Eurozone manufacturing expanded at a fractionally slower rate than originally thought last month. A 51.0 final PMI print was just a tick down on the flash estimate and unchanged from the final January figure.
The rate of output expansion also matched January despite a minor pickup in new orders growth to a 7-month high. Disappointingly, the acceleration in total orders was wholly attributable to increased momentum in exports which helped to mask subdued domestic market conditions. Even so, employment crept higher for a sixth successive month and at its sharpest rate over the period. Backlogs were broadly unchanged. Price pressures predictably remained very weak and deflation in input costs was only slightly less than January's five-and- half-year record. Factory gate prices decreased for a sixth straight month.
Regionally, Ireland (57.5) was easily the best performer and indeed its PMI saw a 182-month high. Spain (54.2) was second in the ladder ahead of the Netherlands (52.2) and Italy (51.9). However, the core countries underperformed with Germany (51.1) registering only modest growth and France (47.6) again well into negative growth territory and, moreover, at the bottom of the international table.
The final February results suggest that manufacturing will provide little help to Eurozone economic growth this quarter.

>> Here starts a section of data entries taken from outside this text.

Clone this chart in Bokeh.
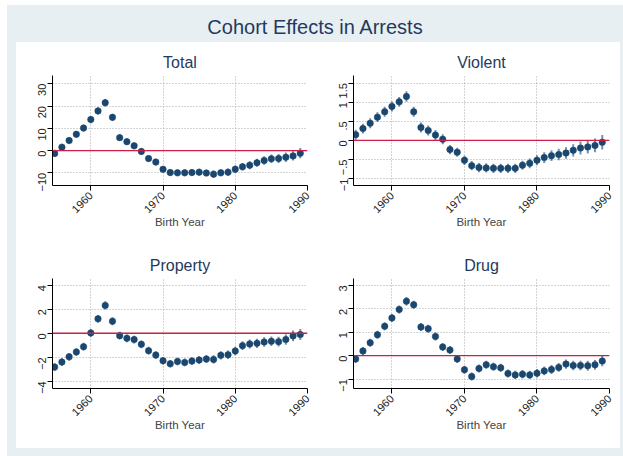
import math
from bokeh.plotting import figure
from bokeh.layouts import column, row
from bokeh.models import ColumnDataSource, Div, Span, FixedTicker, Spacer
from bokeh.embed import file_html
from bokeh.resources import INLINE

# birth-year cohort estimates
years = list(range(1955, 1990))

total = [-1.3, 1.5, 4.5, 7.3, 10.1, 13.9, 17.8, 21.5, 14.9, 5.8, 4.0, 2.1, -0.4, -3.6, -5.2, -8.4, -9.9,
         -10.0, -10.0, -9.9, -9.7, -10.1, -10.6, -10.0, -9.7, -8.4, -7.3, -6.6, -5.5, -4.5, -3.7, -3.6, -3.0, -2.4, -1.2]
total_err = [1.6, 1.5, 1.5, 1.5, 1.5, 1.6, 1.6, 1.7, 1.6, 1.5, 1.5, 1.5, 1.5, 1.5, 1.5, 1.5, 1.5,
             1.5, 1.5, 1.5, 1.5, 1.5, 1.6, 1.6, 1.6, 1.7, 1.7, 1.8, 1.8, 1.9, 1.9, 2.0, 2.1, 2.1, 2.3]

violent = [0.15, 0.31, 0.45, 0.61, 0.75, 0.89, 1.01, 1.15, 0.75, 0.34, 0.26, 0.14, 0.03, -0.24, -0.31, -0.52, -0.66,
           -0.71, -0.72, -0.73, -0.73, -0.73, -0.73, -0.65, -0.60, -0.52, -0.45, -0.40, -0.37, -0.33, -0.26, -0.20, -0.17, -0.13, -0.05]
violent_err = [0.13, 0.13, 0.13, 0.13, 0.13, 0.13, 0.13, 0.14, 0.13, 0.13, 0.13, 0.13, 0.13, 0.12, 0.12, 0.12, 0.12,
               0.12, 0.12, 0.12, 0.12, 0.12, 0.12, 0.12, 0.13, 0.13, 0.14, 0.14, 0.15, 0.15, 0.16, 0.17, 0.17, 0.18, 0.19]

prop = [-2.82, -2.40, -1.96, -1.56, -1.12, 0.03, 1.20, 2.32, 1.00, -0.20, -0.42, -0.53, -0.92, -1.45, -1.82, -2.29, -2.54,
        -2.35, -2.43, -2.32, -2.23, -2.15, -2.18, -1.84, -1.79, -1.48, -1.03, -0.89, -0.84, -0.73, -0.67, -0.70, -0.53, -0.22, -0.11]
prop_err = [0.33, 0.33, 0.32, 0.32, 0.32, 0.32, 0.33, 0.34, 0.33, 0.32, 0.32, 0.32, 0.32, 0.32, 0.32, 0.32, 0.32,
            0.32, 0.32, 0.32, 0.33, 0.33, 0.34, 0.34, 0.35, 0.35, 0.36, 0.37, 0.38, 0.39, 0.40, 0.41, 0.42, 0.44, 0.46]

drug = [-0.14, 0.20, 0.55, 0.89, 1.25, 1.61, 1.97, 2.32, 2.17, 1.22, 1.15, 0.82, 0.37, 0.24, -0.14, -0.60, -0.89,
        -0.55, -0.39, -0.47, -0.52, -0.76, -0.82, -0.79, -0.82, -0.75, -0.65, -0.59, -0.50, -0.36, -0.42, -0.42, -0.43, -0.39, -0.23]
drug_err = [0.17, 0.17, 0.17, 0.17, 0.17, 0.17, 0.17, 0.18, 0.17, 0.17, 0.17, 0.17, 0.17, 0.17, 0.17, 0.17, 0.17,
            0.17, 0.17, 0.17, 0.17, 0.17, 0.18, 0.18, 0.18, 0.18, 0.19, 0.19, 0.19, 0.2, 0.2, 0.2, 0.21, 0.21, 0.22]

x_ticks = [1960, 1970, 1980, 1990]

NAVY = "#1a476f"
FONT = "Liberation Sans"
TITLE_COL = "#1f3a60"
BG = "#e7eff2"


def panel(name, vals, errs, y_range, y_ticks, y_labels, left, right):
    src = ColumnDataSource(dict(
        x=years, y=vals,
        lo=[v - e for v, e in zip(vals, errs)],
        hi=[v + e for v, e in zip(vals, errs)],
    ))
    p = figure(width=302, height=203, x_range=(1954.7, 1990.0), y_range=y_range,
               output_backend="svg", toolbar_location=None,
               min_border_left=left, min_border_right=right,
               min_border_top=33, min_border_bottom=60)
    p.background_fill_color = "white"
    p.border_fill_color = "white"
    p.outline_line_color = None

    p.title.text = name
    p.title.align = "center"
    p.title.text_font = FONT
    p.title.text_font_size = "16px"
    p.title.text_font_style = "normal"
    p.title.text_color = TITLE_COL
    p.title.standoff = 9

    p.xaxis.ticker = FixedTicker(ticks=x_ticks)
    p.yaxis.ticker = FixedTicker(ticks=y_ticks)
    p.yaxis.major_label_overrides = {t: s for t, s in zip(y_ticks, y_labels)}
    p.xaxis.major_label_orientation = math.pi / 4
    p.yaxis.major_label_orientation = math.pi / 2
    p.xaxis.axis_label = "Birth Year"
    p.xaxis.axis_label_text_font = FONT
    p.xaxis.axis_label_text_font_size = "11.5px"
    p.xaxis.axis_label_text_font_style = "normal"
    p.xaxis.axis_label_standoff = -3
    for ax in (p.xaxis, p.yaxis):
        ax.major_label_text_font = FONT
        ax.major_label_text_font_size = "11px"
        ax.major_label_text_color = "#222222"
        ax.axis_line_color = "black"
        ax.major_tick_line_color = "black"
        ax.major_tick_out = 5
        ax.major_tick_in = 0
        ax.minor_tick_line_color = None
    p.xaxis.major_label_standoff = 3
    p.yaxis.major_label_standoff = 5

    for g in (p.xgrid, p.ygrid):
        g.grid_line_color = "#a8a8a8"
        g.grid_line_dash = "1 2"
        g.grid_line_width = 1
    p.xgrid.ticker = FixedTicker(ticks=x_ticks)
    p.ygrid.ticker = FixedTicker(ticks=y_ticks)

    p.add_layout(Span(location=0, dimension="width", line_color="#cc1e46", line_width=1.3))
    p.segment(x0="x", y0="lo", x1="x", y1="hi", source=src,
              line_color=NAVY, line_alpha=0.6, line_width=2)
    p.scatter(x="x", y="y", source=src, size=6.5, marker="circle",
              fill_color=NAVY, line_color=NAVY, line_width=0.5)
    return p


p1 = panel("Total", total, total_err, (-15.7, 33.7),
           [-10, 0, 10, 20, 30], ["−10", "0", "10", "20", "30"], 36, 11)
p2 = panel("Violent", violent, violent_err, (-1.18, 1.70),
           [-1, -0.5, 0, 0.5, 1, 1.5], ["−1", "−.5", "0", ".5", "1", "1.5"], 35, 11)
p3 = panel("Property", prop, prop_err, (-4.6, 4.56),
           [-4, -2, 0, 2, 4], ["−4", "−2", "0", "2", "4"], 36, 11)
p4 = panel("Drug", drug, drug_err, (-1.4, 3.29),
           [-1, 0, 1, 2, 3], ["−1", "0", "1", "2", "3"], 35, 11)

head = Div(text="Cohort Effects in Arrests", width=616, height=37, margin=0,
           styles={"font-family": FONT, "font-size": "20px", "color": TITLE_COL,
                   "text-align": "center", "line-height": "44px"})

grid = column(row(p1, p2), row(p3, p4), styles={"background-color": "white"})
body = row(Spacer(width=9, height=406), grid, Spacer(width=3, height=406))
framed = column(head, body, Spacer(width=616, height=8), styles={"background-color": BG})
page = column(Spacer(width=623, height=5), row(Spacer(width=7, height=451), framed))

open("out.html", "w").write(file_html(page, INLINE))
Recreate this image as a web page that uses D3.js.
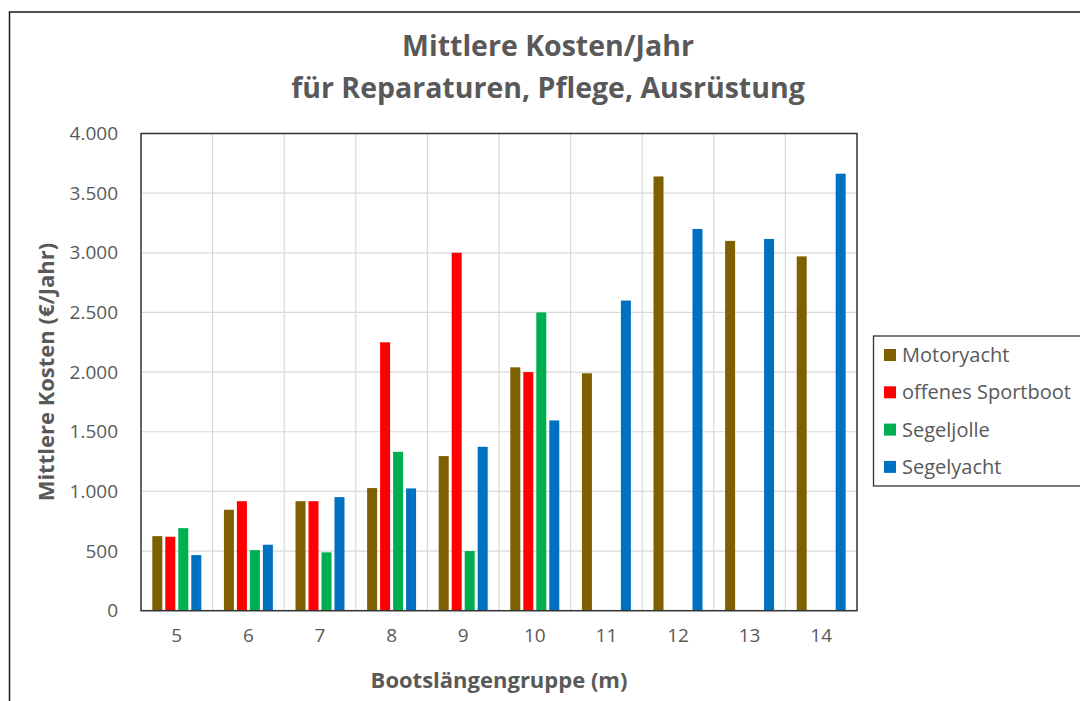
<!DOCTYPE html>
<html><head><meta charset="utf-8">
<script src="https://cdn.jsdelivr.net/npm/d3@7"></script>
<style>
html,body{margin:0;padding:0;background:#fff;}
text{font-family:"Open Sans", Lato, sans-serif;}
</style></head>
<body>
<svg id="chart" width="1080" height="701"></svg>
<script>
const categories = ["5","6","7","8","9","10","11","12","13","14"];
const seriesNames = ["Motoryacht","offenes Sportboot","Segeljolle","Segelyacht"];
const motoryacht = [625, 846, 918, 1028, 1296, 2040, 1990, 3640, 3100, 2970];
const offenesSportboot = [620, 918, 918, 2250, 3000, 2000, 0, 0, 0, 0];
const segeljolle = [692, 508, 489, 1332, 500, 2500, 0, 0, 0, 0];
const segelyacht = [466, 553, 952, 1025, 1374, 1595, 2600, 3200, 3116, 3663];
const yTicks = [0, 500, 1000, 1500, 2000, 2500, 3000, 3500, 4000];
const colors = ["#7F6000", "#FF0000", "#00B050", "#0070C0"];
const titleLines = ["Mittlere Kosten/Jahr", "für Reparaturen, Pflege, Ausrüstung"];
const xTitle = "Bootslängengruppe (m)";
const yTitle = "Mittlere Kosten (€/Jahr)";

const seriesValues = [motoryacht, offenesSportboot, segeljolle, segelyacht];
const data = categories.map((c, i) => ({cat: c, vals: seriesNames.map((s, j) => ({s, v: seriesValues[j][i], j}))}));

const svg = d3.select("#chart");
const plot = {left: 141, top: 133.5, right: 857, bottom: 610.7};
const textColor = "#595959";

// outer border
svg.append("rect").attr("x", 9.5).attr("y", 12).attr("width", 1100).attr("height", 720)
  .attr("fill", "#fff").attr("stroke", "#1a1a1a").attr("stroke-width", 1.5);

const x0 = d3.scaleBand().domain(categories).range([plot.left, plot.right]).padding(0);
const groupPad = x0.bandwidth() * 0.158;
const x1 = d3.scaleBand().domain(seriesNames).range([groupPad, x0.bandwidth() - groupPad]).paddingInner(0.23).paddingOuter(0);
const y = d3.scaleLinear().domain([0, 4000]).range([plot.bottom, plot.top]);

const loc = d3.formatLocale({decimal: ",", thousands: ".", grouping: [3], currency: ["", "€"]});
const fmt = loc.format(",.0f");

// gridlines
const g = svg.append("g");
g.selectAll("line.h").data(yTicks).join("line")
  .attr("x1", plot.left).attr("x2", plot.right)
  .attr("y1", d => y(d)).attr("y2", d => y(d))
  .attr("stroke", "#d9d9d9").attr("stroke-width", 1.2);
g.selectAll("line.v").data(categories.slice(1)).join("line")
  .attr("x1", d => x0(d)).attr("x2", d => x0(d))
  .attr("y1", plot.top).attr("y2", plot.bottom)
  .attr("stroke", "#d9d9d9").attr("stroke-width", 1.2);

// bars
const groups = svg.append("g").selectAll("g").data(data).join("g")
  .attr("transform", d => `translate(${x0(d.cat)},0)`);
groups.selectAll("rect").data(d => d.vals).join("rect")
  .attr("x", d => x1(d.s)).attr("width", x1.bandwidth())
  .attr("y", d => y(d.v)).attr("height", d => y(0) - y(d.v))
  .attr("fill", d => colors[d.j]);

// plot border
svg.append("rect").attr("x", plot.left).attr("y", plot.top)
  .attr("width", plot.right - plot.left).attr("height", plot.bottom - plot.top)
  .attr("fill", "none").attr("stroke", "#333").attr("stroke-width", 1.5);

// y axis
const yAxis = svg.append("g").attr("transform", `translate(${plot.left},0)`)
  .call(d3.axisLeft(y).tickValues(yTicks).tickFormat(fmt).tickSize(0).tickPadding(23));
yAxis.select(".domain").remove();
yAxis.selectAll("text").attr("fill", textColor).attr("font-size", 19);

// x axis
const xAxis = svg.append("g").attr("transform", `translate(0,${plot.bottom})`)
  .call(d3.axisBottom(x0).tickSize(0).tickPadding(18));
xAxis.select(".domain").remove();
xAxis.selectAll("text").attr("fill", textColor).attr("font-size", 19);

// titles
svg.append("text").attr("x", 548).attr("y", 56).attr("text-anchor", "middle")
  .attr("font-size", 28.5).attr("font-weight", "bold").attr("fill", textColor).text(titleLines[0]);
svg.append("text").attr("x", 548).attr("y", 98).attr("text-anchor", "middle")
  .attr("font-size", 28.5).attr("font-weight", "bold").attr("fill", textColor).text(titleLines[1]);
svg.append("text").attr("x", (plot.left + plot.right) / 2).attr("y", 688).attr("text-anchor", "middle")
  .attr("font-size", 22).attr("font-weight", "bold").attr("fill", textColor).text(xTitle);
svg.append("text").attr("transform", `translate(54,${(plot.top + plot.bottom) / 2}) rotate(-90)`)
  .attr("text-anchor", "middle").attr("font-size", 22).attr("font-weight", "bold")
  .attr("fill", textColor).text(yTitle);

// legend
const leg = svg.append("g");
leg.append("rect").attr("x", 873.5).attr("y", 336).attr("width", 230).attr("height", 150)
  .attr("fill", "#fff").attr("stroke", "#333").attr("stroke-width", 1.3);
const items = leg.selectAll("g").data(seriesNames).join("g")
  .attr("transform", (d, i) => `translate(884,${355 + i * 37.3})`);
items.append("rect").attr("x", 0).attr("y", -6).attr("width", 12).attr("height", 12)
  .attr("fill", (d, i) => colors[i]);
items.append("text").attr("x", 18).attr("y", 0).attr("dy", "0.35em")
  .attr("font-size", 20).attr("fill", textColor).text(d => d);
</script>
</body></html>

The sector at least appears to be expanding but so slowly as makes little difference and the sluggishness of the two core members is a real concern. With inflation so soft this month's launch of QE should be welcomed at home and abroad despite German concerns.
Purchasing Managers' Manufacturing Index (PMIs) is based on monthly questionnaire surveys of selected companies which provide an advance indication of what is really happening in the private sector economy by tracking changes in variables such as output, new orders, stock levels, employment and prices across the manufacturing sectors.
Investors need to keep their fingers on the pulse of the economy because it dictates how various types of investments will perform. By tracking economic data such as the ISM manufacturing index in the U.S. and the Markit PMIs elsewhere, investors will know what the economic backdrop is for the various markets. The stock market likes to see healthy economic growth because that translates to higher corporate profits. The bond market prefers less rapid growth and is extremely sensitive to whether the economy is growing too quickly and causing potential inflationary pressures.
The Markit PMI manufacturing data give a detailed look at the manufacturing sector, how busy it is and where things are headed. Since the manufacturing sector is a major source of cyclical variability in the economy, this report has a big influence on the markets. And its sub-indexes provide a picture of orders, output, employment and prices.